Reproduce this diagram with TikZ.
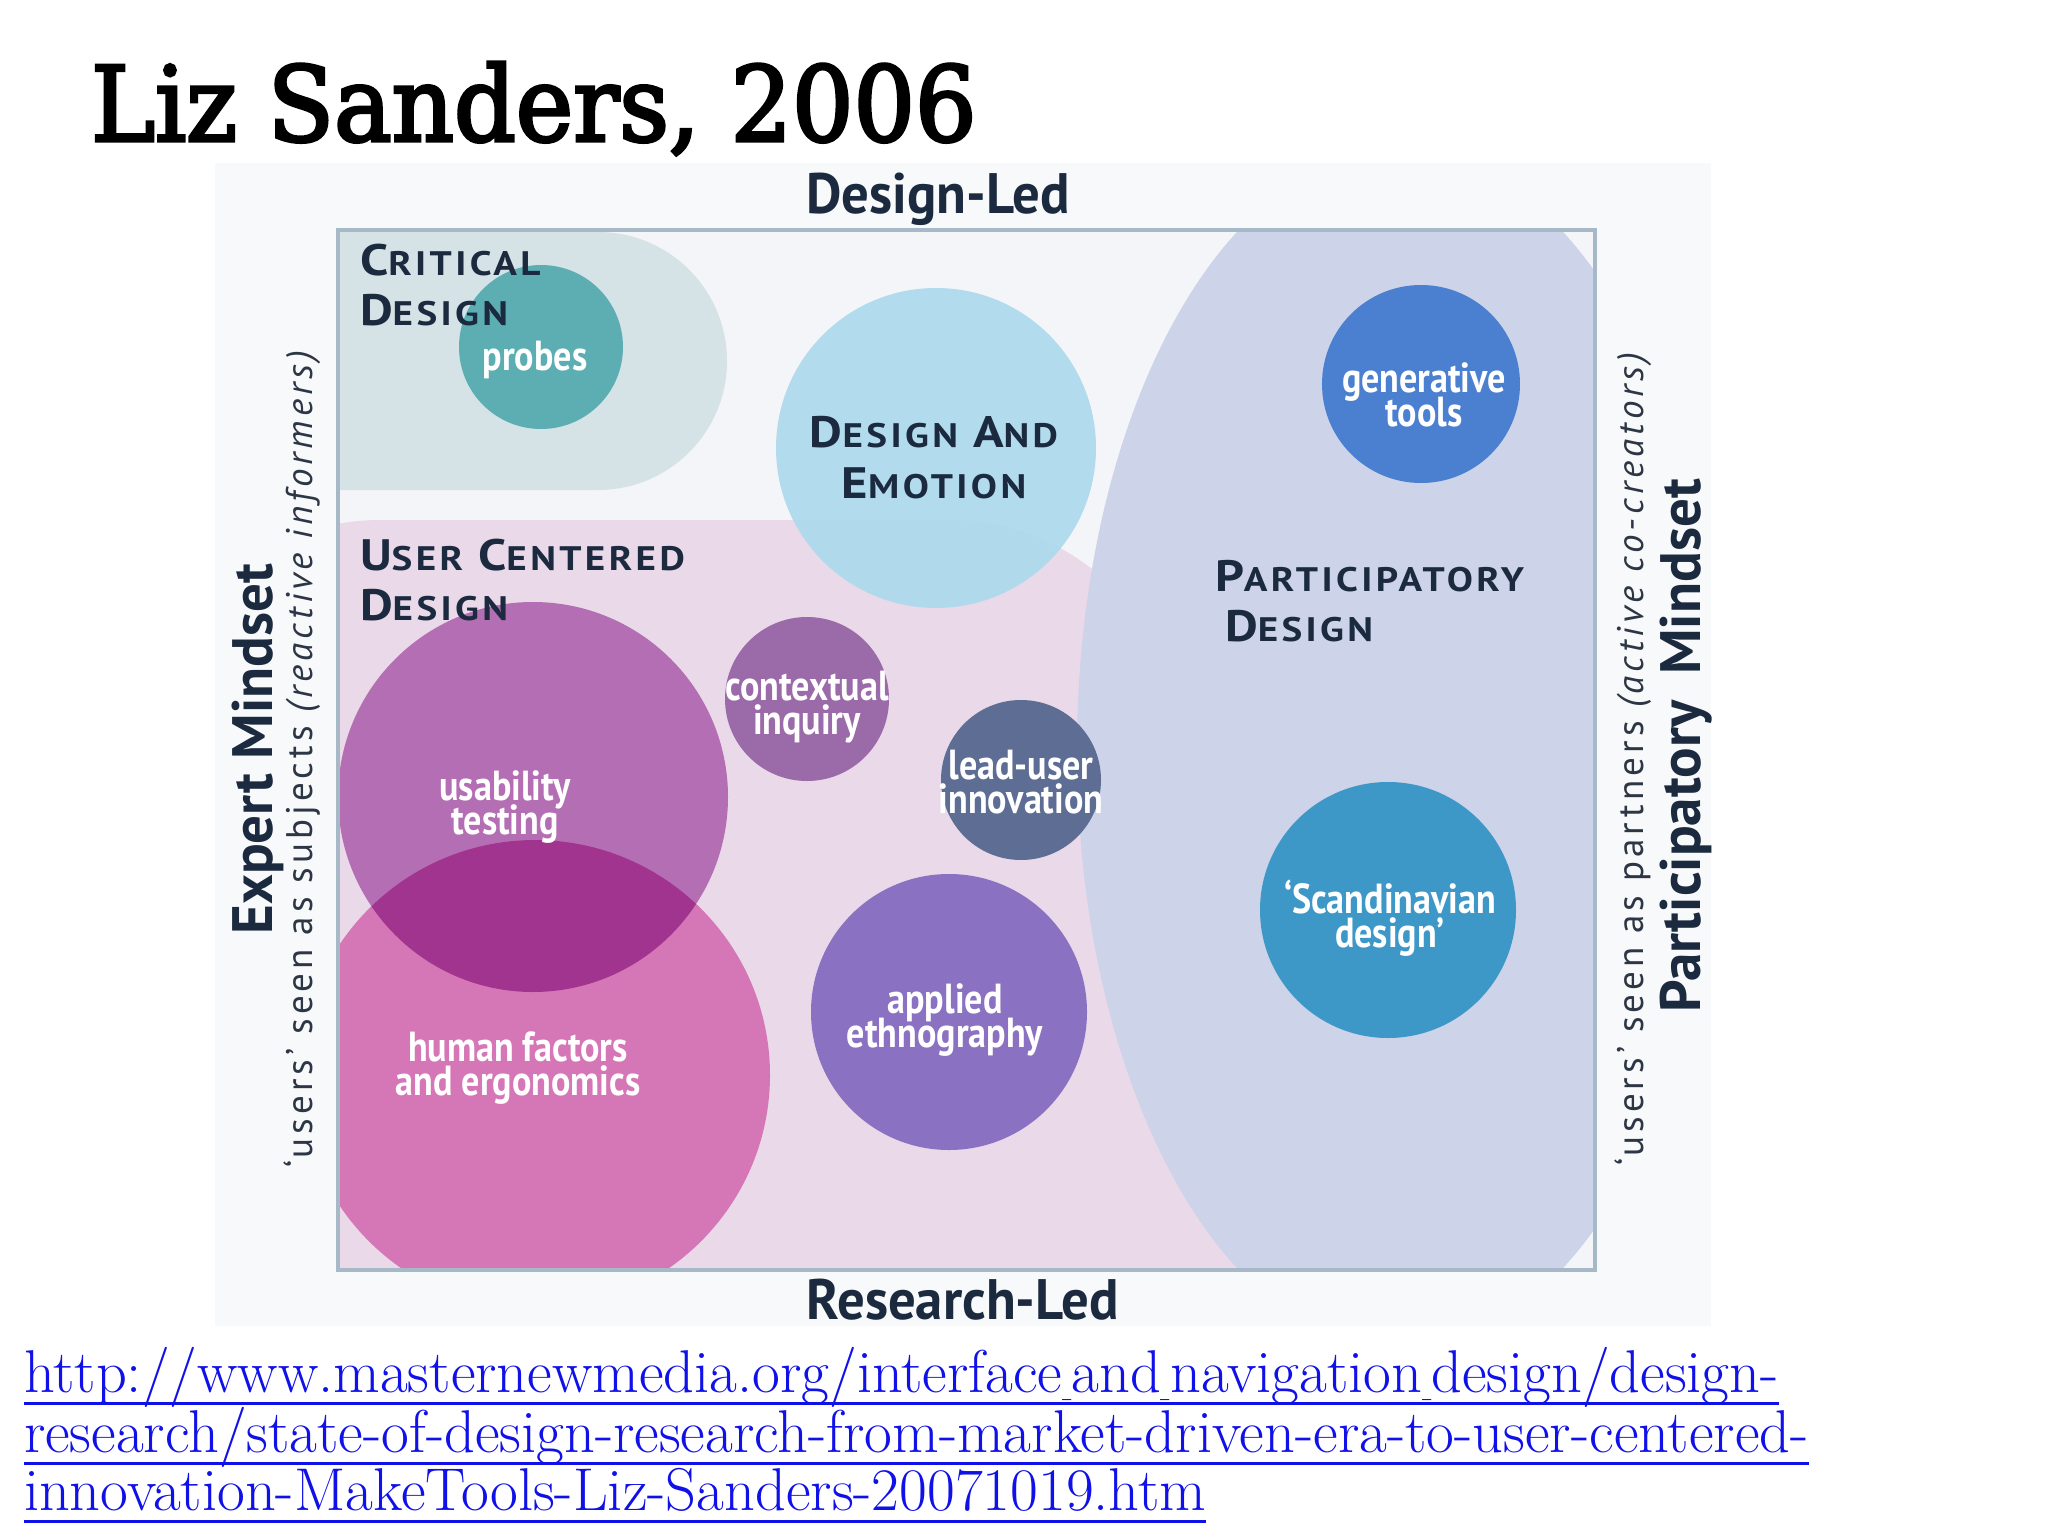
\documentclass[tikz,border=0pt]{standalone}
\usepackage{fontspec}
\usetikzlibrary{calc}
\newfontfamily\titlefont[FakeBold=3,FakeStretch=0.93]{DejaVu Serif}
\newfontfamily\lab{PT Sans}
\newfontfamily\hfont[FakeStretch=1.15,LetterSpace=10]{PT Sans}
\newfontfamily\cond[FakeStretch=0.86]{PT Sans}
\newfontfamily\axf[FakeStretch=0.96]{PT Sans}
\newfontfamily\vaxf[FakeStretch=1.0]{PT Sans}
\newfontfamily\subf[LetterSpace=11]{PT Sans}
\definecolor{panel}{HTML}{F8F9FA}
\definecolor{inner}{HTML}{F4F5F8}
\definecolor{critical}{HTML}{D5E3E6}
\definecolor{pinkreg}{HTML}{EAD9E8}
\definecolor{partreg}{HTML}{CDD3E8}
\definecolor{deemo}{HTML}{A9D9EC}
\definecolor{probesc}{HTML}{5DAEB2}
\definecolor{genc}{HTML}{4B7FD0}
\definecolor{scandc}{HTML}{3E98C7}
\definecolor{usabc}{HTML}{B46EB3}
\definecolor{hfc}{HTML}{D577B6}
\definecolor{lensc}{HTML}{A0348F}
\definecolor{ctxc}{HTML}{9B6BA9}
\definecolor{leadc}{HTML}{5E6D94}
\definecolor{applc}{HTML}{8B71C2}
\definecolor{framec}{HTML}{A7B9C6}
\definecolor{navy}{HTML}{1B2A3F}
\definecolor{axisgray}{HTML}{2C3645}
\definecolor{urlc}{HTML}{1010E8}
\newcommand\SCW[2]{{\fontsize{44}{44}\selectfont #1}{\fontsize{34}{34}\selectfont #2}}
\newcommand\us{\scalebox{0.22}[1]{\_}}
\begin{document}
\lineskiplimit=-100pt
\lineskip=0pt
\begin{tikzpicture}[x=1pt,y=-1pt,
  every node/.style={inner sep=0pt,outer sep=0pt},
  heading/.style={font=\hfont\bfseries\fontsize{34}{50}\selectfont, text=navy, anchor=base west, align=left},
  headc/.style={font=\hfont\bfseries\fontsize{34}{51}\selectfont, text=navy, anchor=base, align=center},
  inlab/.style={font=\cond\bfseries\fontsize{42}{34}\selectfont, text=white, anchor=base, align=center},
  axis/.style={font=\axf\bfseries\fontsize{57}{57}\selectfont, text=navy, anchor=base},
  vaxis/.style={font=\vaxf\bfseries\fontsize{57}{57}\selectfont, text=navy, anchor=base},
  subax/.style={font=\subf\fontsize{37}{37}\selectfont, text=axisgray, anchor=base},
  urlline/.style={font=\fontsize{60.4}{60}\selectfont, text=urlc, anchor=base west},
  uline/.style={draw=urlc, line width=3pt}]
\fill[white] (0,0) rectangle (2048,1536);
\useasboundingbox (0,0) rectangle (2048,1536);
% faint panel
\fill[panel] (215,163) rectangle (1711,1326);
% inner of frame
\fill[inner] (338,230) rectangle (1595,1270);
\begin{scope}
  \clip (338,230) rectangle (1595,1270);
  % regions
  \fill[critical, rounded corners=129pt] (150,232) rectangle (727,490);
  \fill[pinkreg, rounded corners=230pt] (150,520) rectangle (1180,1500);
  \fill[pinkreg] (900,900) rectangle (1300,1500);
  \fill[partreg] (1400,750) ellipse [x radius=323pt, y radius=600pt];
  \fill[deemo, opacity=0.88] (936,448) circle (160pt);
  % circles
  \fill[probesc] (541,347) circle (82pt);
  \fill[genc] (1421,384) circle (99pt);
  \fill[scandc] (1388,910) circle (128pt);
  \fill[usabc] (533,797) circle (195pt);
  \fill[hfc] (535,1075) circle (235pt);
  \begin{scope}
    \clip (533,797) circle (195pt);
    \fill[lensc] (535,1075) circle (235pt);
  \end{scope}
  \fill[ctxc] (807,699) circle (82pt);
  \fill[leadc] (1021,780) circle (80pt);
  \fill[applc] (949,1012) circle (138pt);
\end{scope}
\draw[framec, line width=4pt] (338,230) rectangle (1595,1270);

% title
\node[font=\titlefont\fontsize{104}{104}\selectfont, anchor=base west] (title) at (91,141) {Liz Sanders, 2006};

% axis labels
\node[axis] (designled) at (938,213) {Design-Led};
\node[axis] (researchled) at (963,1319) {Research-Led};
\node[vaxis, rotate=90] (expert) at (272,749) {Expert Mindset};
\node[subax, rotate=90] (subjects) at (312,757) {‘users’ seen as subjects \textit{(reactive informers)}};
\node[subax, rotate=90] (partners) at (1643,757) {‘users’ seen as partners \textit{(active co-creators)}};
\node[vaxis, rotate=90] (partmind) at (1700,746) {Participatory\hspace{0.45em}Mindset};

% headings (anchor = baseline of last line)
\node[heading] (crit) at (360,325) {\SCW{C}{RITICAL}\\\SCW{D}{ESIGN}};
\node[heading] (ucd) at (360,620) {\SCW{U}{SER}\hspace{15pt}\SCW{C}{ENTERED}\\\SCW{D}{ESIGN}};
\node[headc] (de) at (934,498) {\SCW{D}{ESIGN}\hspace{15pt}\SCW{A}{ND}\\\SCW{E}{MOTION}};
\node[heading] (pd) at (1215,641) {\SCW{P}{ARTICIPATORY}\\\hspace{10pt}\SCW{D}{ESIGN}};

% circle labels (anchor = baseline of last line)
\node[inlab] (probesL) at (535,370) {probes};
\node[inlab] (genL) at (1424,426) {generative\\tools};
\node[inlab] (scL) at (1390,947) {‘Scandinavian\\design’};
\node[inlab] (usL) at (505,834) {usability\\testing};
\node[inlab] (ctxL) at (807,734) {contextual\\inquiry};
\node[inlab] (leadL) at (1021,813) {lead-user\\innovation};
\node[inlab] (apL) at (945,1047) {applied\\ethnography};
\node[inlab] (hfL) at (518,1095) {human factors\\and ergonomics};

% URL
\node[urlline] (u1) at (24,1392) {http://www.masternewmedia.org/interface\us and\us navigation\us design/design-};
\node[urlline] (u2) at (24,1452) {research/state-of-design-research-from-market-driven-era-to-user-centered-};
\node[urlline] (u3) at (24,1510) {innovation-MakeTools-Liz-Sanders-20071019.htm};
\draw[uline] ($(u1.base west)+(0,11)$) -- ($(u1.base east)+(0,11)$);
\draw[uline] ($(u2.base west)+(0,11)$) -- ($(u2.base east)+(0,11)$);
\draw[uline] ($(u3.base west)+(0,11)$) -- ($(u3.base east)+(0,11)$);
\end{tikzpicture}
\end{document}
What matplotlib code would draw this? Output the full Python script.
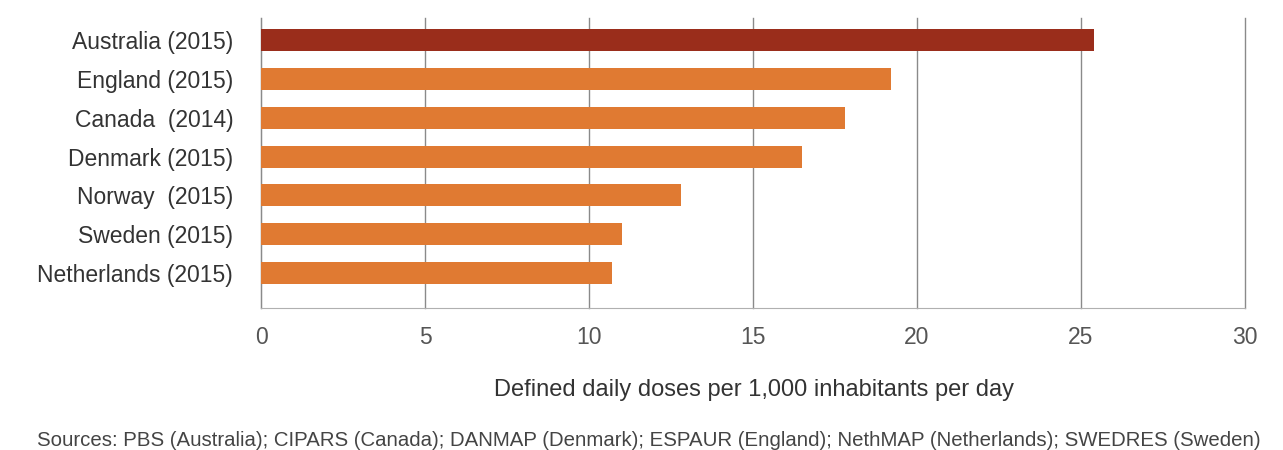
import matplotlib.pyplot as plt
import numpy as np

# data
countries = ['Netherlands (2015)', 'Sweden (2015)', 'Norway  (2015)', 'Denmark (2015)',
             'Canada  (2014)', 'England (2015)', 'Australia (2015)']
ddd = [10.7, 11.0, 12.8, 16.5, 17.8, 19.2, 25.4]
colors = ['#E07A32'] * 6 + ['#9A2D1B']
x_ticks = [0, 5, 10, 15, 20, 25, 30]

plt.rcParams['font.family'] = ['Liberation Sans', 'DejaVu Sans']

fig = plt.figure(figsize=(12.83, 4.5), dpi=100)
ax = fig.add_axes([261 / 1283, 1 - 308 / 450, (1245 - 261) / 1283, (308 - 18) / 450])

y = np.arange(len(countries))
ax.barh(y, ddd, height=0.57, color=colors, zorder=3)

ax.set_xlim(0, 30)
ax.set_ylim(-0.9, 6.57)
ax.set_xticks(x_ticks)
ax.set_xticklabels([str(t) for t in x_ticks], fontsize=16.5, color='#555555')
ax.set_yticks(y)
ax.set_yticklabels(countries, fontsize=16.5, color='#333333')
ax.tick_params(axis='x', length=0, pad=13)
ax.tick_params(axis='y', length=0, pad=20)

ax.grid(axis='x', color='#8a8a8a', linewidth=1, zorder=0)
for gl in ax.get_xgridlines():
    gl.set_clip_on(False)
for s in ['top', 'right']:
    ax.spines[s].set_visible(False)
ax.spines['left'].set_color('#8a8a8a')
ax.spines['bottom'].set_color('#b0b0b0')

ax.set_xlabel('Defined daily doses per 1,000 inhabitants per day', fontsize=17,
              color='#333333')
ax.xaxis.set_label_coords(0.501, -0.245)

fig.text(649 / 1283, 1 - 440 / 450,
         'Sources: PBS (Australia); CIPARS (Canada); DANMAP (Denmark); ESPAUR (England); '
         'NethMAP (Netherlands); SWEDRES (Sweden)',
         ha='center', va='center', fontsize=14.7, color='#444444',
         family=['Liberation Sans Narrow', 'Liberation Sans', 'DejaVu Sans'])

fig.savefig('out.png', dpi=100)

Problem to work on: Start at the line containing "What matplotlib code" and stop at the line containing "ax.xaxis.set_label_coords(0.501, -0.245)"; transcribe those lines exactly, skipping pictures.

The answer:
What matplotlib code would draw this? Output the full Python script.
import matplotlib.pyplot as plt
import numpy as np

# data
countries = ['Netherlands (2015)', 'Sweden (2015)', 'Norway  (2015)', 'Denmark (2015)',
             'Canada  (2014)', 'England (2015)', 'Australia (2015)']
ddd = [10.7, 11.0, 12.8, 16.5, 17.8, 19.2, 25.4]
colors = ['#E07A32'] * 6 + ['#9A2D1B']
x_ticks = [0, 5, 10, 15, 20, 25, 30]

plt.rcParams['font.family'] = ['Liberation Sans', 'DejaVu Sans']

fig = plt.figure(figsize=(12.83, 4.5), dpi=100)
ax = fig.add_axes([261 / 1283, 1 - 308 / 450, (1245 - 261) / 1283, (308 - 18) / 450])

y = np.arange(len(countries))
ax.barh(y, ddd, height=0.57, color=colors, zorder=3)

ax.set_xlim(0, 30)
ax.set_ylim(-0.9, 6.57)
ax.set_xticks(x_ticks)
ax.set_xticklabels([str(t) for t in x_ticks], fontsize=16.5, color='#555555')
ax.set_yticks(y)
ax.set_yticklabels(countries, fontsize=16.5, color='#333333')
ax.tick_params(axis='x', length=0, pad=13)
ax.tick_params(axis='y', length=0, pad=20)

ax.grid(axis='x', color='#8a8a8a', linewidth=1, zorder=0)
for gl in ax.get_xgridlines():
    gl.set_clip_on(False)
for s in ['top', 'right']:
    ax.spines[s].set_visible(False)
ax.spines['left'].set_color('#8a8a8a')
ax.spines['bottom'].set_color('#b0b0b0')

ax.set_xlabel('Defined daily doses per 1,000 inhabitants per day', fontsize=17,
              color='#333333')
ax.xaxis.set_label_coords(0.501, -0.245)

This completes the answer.